**TASK PROMPT**
Below are records; please write out exactly the lines from the first line through the line containing "5.6, 5.3, 3.9]", with no pictures.

**MATERIAL FOR THIS EXERCISE**
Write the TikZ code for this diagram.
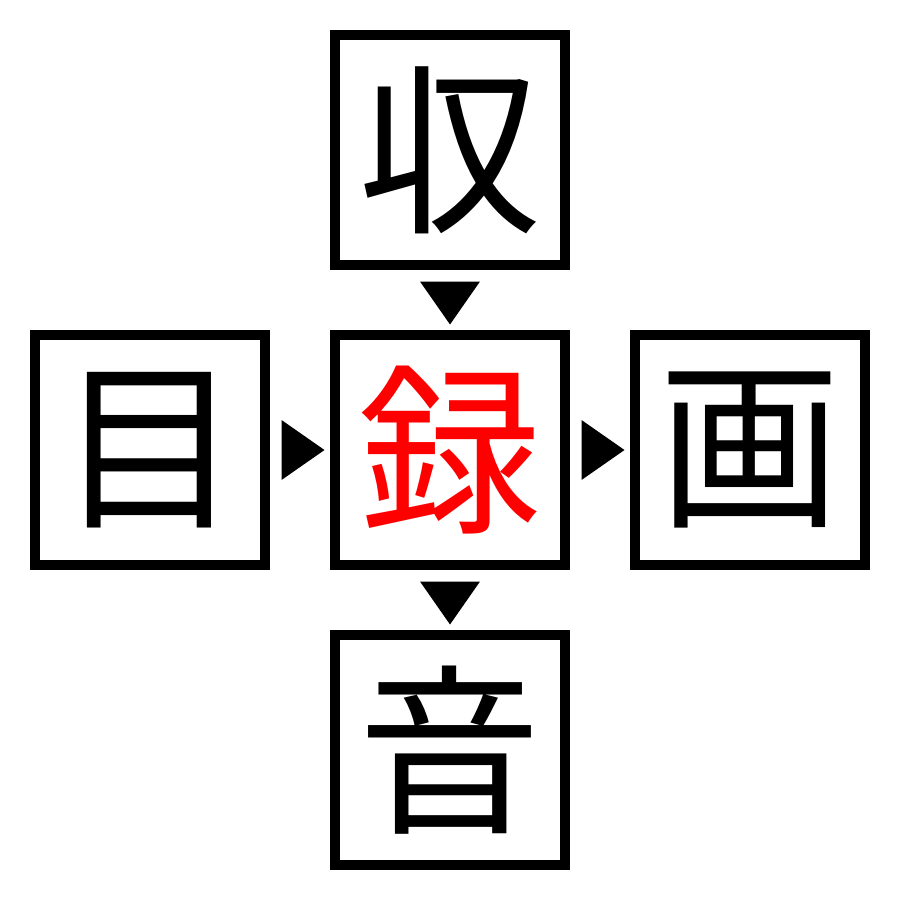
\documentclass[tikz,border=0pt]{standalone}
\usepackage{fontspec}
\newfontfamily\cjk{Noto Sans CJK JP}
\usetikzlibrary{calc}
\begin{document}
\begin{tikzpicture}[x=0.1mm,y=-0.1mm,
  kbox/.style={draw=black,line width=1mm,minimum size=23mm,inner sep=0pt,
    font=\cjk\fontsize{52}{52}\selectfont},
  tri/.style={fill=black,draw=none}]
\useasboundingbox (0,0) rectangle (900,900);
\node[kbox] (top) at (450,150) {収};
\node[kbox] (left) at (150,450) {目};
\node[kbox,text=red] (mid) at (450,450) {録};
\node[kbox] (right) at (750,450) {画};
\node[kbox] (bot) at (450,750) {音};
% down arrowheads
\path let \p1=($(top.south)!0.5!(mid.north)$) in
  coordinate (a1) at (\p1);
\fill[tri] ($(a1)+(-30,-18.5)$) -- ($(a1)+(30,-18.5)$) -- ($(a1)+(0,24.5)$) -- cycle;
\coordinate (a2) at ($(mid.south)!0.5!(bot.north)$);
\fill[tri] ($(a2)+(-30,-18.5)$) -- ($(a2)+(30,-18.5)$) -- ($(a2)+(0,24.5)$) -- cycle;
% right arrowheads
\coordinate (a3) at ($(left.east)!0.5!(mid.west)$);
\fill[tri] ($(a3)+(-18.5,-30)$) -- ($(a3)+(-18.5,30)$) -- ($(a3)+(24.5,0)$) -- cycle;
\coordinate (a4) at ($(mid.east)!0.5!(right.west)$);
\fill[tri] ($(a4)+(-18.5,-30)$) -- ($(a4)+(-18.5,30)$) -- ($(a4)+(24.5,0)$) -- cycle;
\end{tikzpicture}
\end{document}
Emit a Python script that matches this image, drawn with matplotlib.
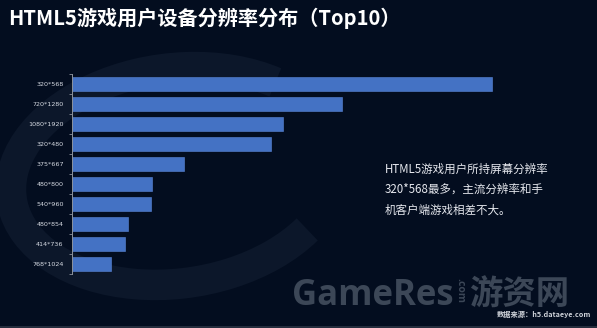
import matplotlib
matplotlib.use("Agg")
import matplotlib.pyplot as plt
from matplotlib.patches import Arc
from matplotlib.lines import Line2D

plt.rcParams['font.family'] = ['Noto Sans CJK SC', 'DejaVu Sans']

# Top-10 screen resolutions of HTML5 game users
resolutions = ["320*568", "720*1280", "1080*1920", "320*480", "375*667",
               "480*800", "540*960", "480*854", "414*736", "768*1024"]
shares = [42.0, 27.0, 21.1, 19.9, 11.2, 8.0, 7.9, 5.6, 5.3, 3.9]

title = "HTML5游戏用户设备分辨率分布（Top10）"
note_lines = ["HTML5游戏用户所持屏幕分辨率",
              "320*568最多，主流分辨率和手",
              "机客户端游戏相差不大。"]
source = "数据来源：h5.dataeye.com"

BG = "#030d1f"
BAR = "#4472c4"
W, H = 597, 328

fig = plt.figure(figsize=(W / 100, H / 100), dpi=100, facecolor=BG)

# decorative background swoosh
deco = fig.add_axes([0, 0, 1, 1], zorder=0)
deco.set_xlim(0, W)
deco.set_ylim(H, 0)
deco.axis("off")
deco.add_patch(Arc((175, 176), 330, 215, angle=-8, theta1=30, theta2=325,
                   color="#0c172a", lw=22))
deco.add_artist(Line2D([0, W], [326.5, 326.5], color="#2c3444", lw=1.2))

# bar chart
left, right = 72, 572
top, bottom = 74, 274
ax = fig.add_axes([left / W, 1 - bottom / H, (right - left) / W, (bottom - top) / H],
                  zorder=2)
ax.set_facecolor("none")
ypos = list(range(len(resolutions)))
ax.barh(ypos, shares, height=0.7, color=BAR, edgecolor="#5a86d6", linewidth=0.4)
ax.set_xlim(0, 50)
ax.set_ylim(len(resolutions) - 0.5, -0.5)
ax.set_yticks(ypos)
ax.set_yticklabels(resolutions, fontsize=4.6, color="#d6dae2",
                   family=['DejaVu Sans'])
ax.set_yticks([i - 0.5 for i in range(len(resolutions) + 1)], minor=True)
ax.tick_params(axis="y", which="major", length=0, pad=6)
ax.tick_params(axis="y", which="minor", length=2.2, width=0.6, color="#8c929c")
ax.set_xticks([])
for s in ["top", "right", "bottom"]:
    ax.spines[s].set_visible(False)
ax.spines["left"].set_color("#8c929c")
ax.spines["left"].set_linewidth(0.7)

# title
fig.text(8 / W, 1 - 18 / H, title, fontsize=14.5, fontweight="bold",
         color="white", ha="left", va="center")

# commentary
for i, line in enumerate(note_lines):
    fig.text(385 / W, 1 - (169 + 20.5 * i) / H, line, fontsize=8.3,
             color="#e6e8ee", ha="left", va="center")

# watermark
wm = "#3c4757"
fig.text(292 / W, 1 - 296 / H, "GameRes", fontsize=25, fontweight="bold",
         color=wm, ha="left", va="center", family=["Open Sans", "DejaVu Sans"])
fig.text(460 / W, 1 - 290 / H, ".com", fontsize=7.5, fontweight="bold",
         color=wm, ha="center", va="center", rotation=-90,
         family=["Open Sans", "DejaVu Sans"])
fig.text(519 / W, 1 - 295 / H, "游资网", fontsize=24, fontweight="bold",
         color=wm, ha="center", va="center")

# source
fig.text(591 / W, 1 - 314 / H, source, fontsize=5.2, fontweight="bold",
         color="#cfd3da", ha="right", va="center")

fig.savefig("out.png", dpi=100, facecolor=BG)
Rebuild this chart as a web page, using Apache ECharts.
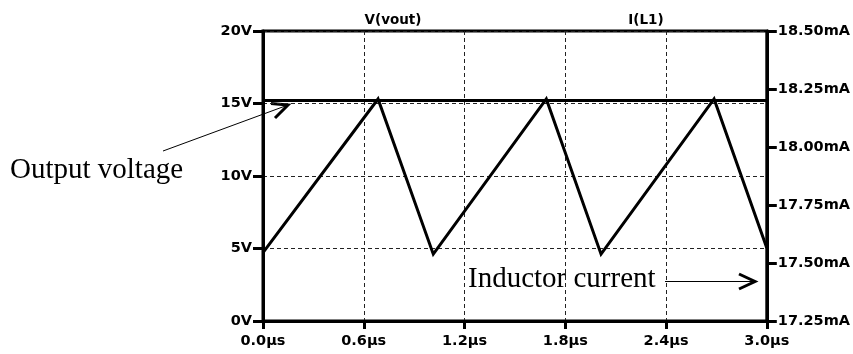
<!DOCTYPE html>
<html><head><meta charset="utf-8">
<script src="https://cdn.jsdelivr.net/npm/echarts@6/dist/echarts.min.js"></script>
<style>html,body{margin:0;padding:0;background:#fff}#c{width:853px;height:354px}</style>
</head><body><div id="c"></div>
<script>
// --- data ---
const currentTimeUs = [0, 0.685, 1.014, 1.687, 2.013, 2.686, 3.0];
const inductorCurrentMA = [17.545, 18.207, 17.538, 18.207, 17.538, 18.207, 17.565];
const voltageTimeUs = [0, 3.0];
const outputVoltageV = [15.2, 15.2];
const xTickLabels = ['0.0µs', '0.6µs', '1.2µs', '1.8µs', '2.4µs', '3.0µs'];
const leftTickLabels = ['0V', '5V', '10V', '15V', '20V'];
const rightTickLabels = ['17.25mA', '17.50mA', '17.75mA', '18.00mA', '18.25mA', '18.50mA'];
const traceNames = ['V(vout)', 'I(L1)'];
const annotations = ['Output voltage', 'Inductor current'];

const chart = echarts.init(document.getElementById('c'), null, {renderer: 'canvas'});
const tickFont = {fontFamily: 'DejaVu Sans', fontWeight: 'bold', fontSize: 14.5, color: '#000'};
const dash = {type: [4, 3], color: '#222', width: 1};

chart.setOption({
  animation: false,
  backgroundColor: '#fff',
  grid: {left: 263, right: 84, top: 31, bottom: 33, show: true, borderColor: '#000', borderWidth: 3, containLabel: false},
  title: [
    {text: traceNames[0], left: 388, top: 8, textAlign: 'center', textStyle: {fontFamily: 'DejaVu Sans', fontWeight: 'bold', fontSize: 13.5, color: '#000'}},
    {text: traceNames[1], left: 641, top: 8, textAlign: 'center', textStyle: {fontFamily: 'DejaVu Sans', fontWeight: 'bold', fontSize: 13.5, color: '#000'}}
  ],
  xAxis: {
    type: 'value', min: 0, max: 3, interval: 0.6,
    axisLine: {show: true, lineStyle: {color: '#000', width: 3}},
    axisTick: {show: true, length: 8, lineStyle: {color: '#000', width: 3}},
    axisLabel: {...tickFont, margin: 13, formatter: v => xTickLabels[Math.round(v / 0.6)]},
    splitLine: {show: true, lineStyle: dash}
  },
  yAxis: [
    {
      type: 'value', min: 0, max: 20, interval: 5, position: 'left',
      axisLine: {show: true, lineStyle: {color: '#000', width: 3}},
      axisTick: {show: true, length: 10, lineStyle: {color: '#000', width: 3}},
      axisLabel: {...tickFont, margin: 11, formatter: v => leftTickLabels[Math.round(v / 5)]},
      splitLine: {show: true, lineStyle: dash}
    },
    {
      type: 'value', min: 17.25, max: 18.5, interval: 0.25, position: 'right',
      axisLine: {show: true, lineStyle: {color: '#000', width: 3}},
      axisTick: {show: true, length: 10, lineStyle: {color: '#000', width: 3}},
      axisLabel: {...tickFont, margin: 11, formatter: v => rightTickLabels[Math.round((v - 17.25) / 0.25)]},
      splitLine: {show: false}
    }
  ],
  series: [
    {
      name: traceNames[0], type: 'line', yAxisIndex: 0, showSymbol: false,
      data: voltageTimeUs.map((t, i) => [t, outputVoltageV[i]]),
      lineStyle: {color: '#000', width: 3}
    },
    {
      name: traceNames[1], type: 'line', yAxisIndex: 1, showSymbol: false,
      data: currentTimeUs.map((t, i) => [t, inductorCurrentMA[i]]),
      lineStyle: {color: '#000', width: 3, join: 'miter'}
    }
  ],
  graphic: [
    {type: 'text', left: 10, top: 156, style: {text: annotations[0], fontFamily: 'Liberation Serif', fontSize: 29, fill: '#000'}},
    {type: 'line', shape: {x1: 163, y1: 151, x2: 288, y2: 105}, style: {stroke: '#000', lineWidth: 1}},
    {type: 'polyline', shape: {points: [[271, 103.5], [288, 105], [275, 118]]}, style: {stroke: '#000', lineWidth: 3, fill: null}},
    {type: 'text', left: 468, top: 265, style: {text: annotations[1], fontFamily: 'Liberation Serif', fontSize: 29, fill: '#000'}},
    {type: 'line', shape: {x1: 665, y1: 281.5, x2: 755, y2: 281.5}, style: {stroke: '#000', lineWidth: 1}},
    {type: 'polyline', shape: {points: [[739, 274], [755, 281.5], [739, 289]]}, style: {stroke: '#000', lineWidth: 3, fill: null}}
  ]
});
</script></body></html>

**RESULT OF THE TASK**
Write the TikZ code for this diagram.
\documentclass[tikz,border=0pt]{standalone}
\usepackage{fontspec}
\newfontfamily\cjk{Noto Sans CJK JP}
\usetikzlibrary{calc}
\begin{document}
\begin{tikzpicture}[x=0.1mm,y=-0.1mm,
  kbox/.style={draw=black,line width=1mm,minimum size=23mm,inner sep=0pt,
    font=\cjk\fontsize{52}{52}\selectfont},
  tri/.style={fill=black,draw=none}]
\useasboundingbox (0,0) rectangle (900,900);
\node[kbox] (top) at (450,150) {収};
\node[kbox] (left) at (150,450) {目};
\node[kbox,text=red] (mid) at (450,450) {録};
\node[kbox] (right) at (750,450) {画};
\node[kbox] (bot) at (450,750) {音};
% down arrowheads
\path let \p1=($(top.south)!0.5!(mid.north)$) in
  coordinate (a1) at (\p1);
\fill[tri] ($(a1)+(-30,-18.5)$) -- ($(a1)+(30,-18.5)$) -- ($(a1)+(0,24.5)$) -- cycle;
\coordinate (a2) at ($(mid.south)!0.5!(bot.north)$);
\fill[tri] ($(a2)+(-30,-18.5)$) -- ($(a2)+(30,-18.5)$) -- ($(a2)+(0,24.5)$) -- cycle;
% right arrowheads
\coordinate (a3) at ($(left.east)!0.5!(mid.west)$);
\fill[tri] ($(a3)+(-18.5,-30)$) -- ($(a3)+(-18.5,30)$) -- ($(a3)+(24.5,0)$) -- cycle;
\coordinate (a4) at ($(mid.east)!0.5!(right.west)$);
\fill[tri] ($(a4)+(-18.5,-30)$) -- ($(a4)+(-18.5,30)$) -- ($(a4)+(24.5,0)$) -- cycle;
\end{tikzpicture}
\end{document}
Emit a Python script that matches this image, drawn with matplotlib.
import matplotlib
matplotlib.use("Agg")
import matplotlib.pyplot as plt
from matplotlib.patches import Arc
from matplotlib.lines import Line2D

plt.rcParams['font.family'] = ['Noto Sans CJK SC', 'DejaVu Sans']

# Top-10 screen resolutions of HTML5 game users
resolutions = ["320*568", "720*1280", "1080*1920", "320*480", "375*667",
               "480*800", "540*960", "480*854", "414*736", "768*1024"]
shares = [42.0, 27.0, 21.1, 19.9, 11.2, 8.0, 7.9, 5.6, 5.3, 3.9]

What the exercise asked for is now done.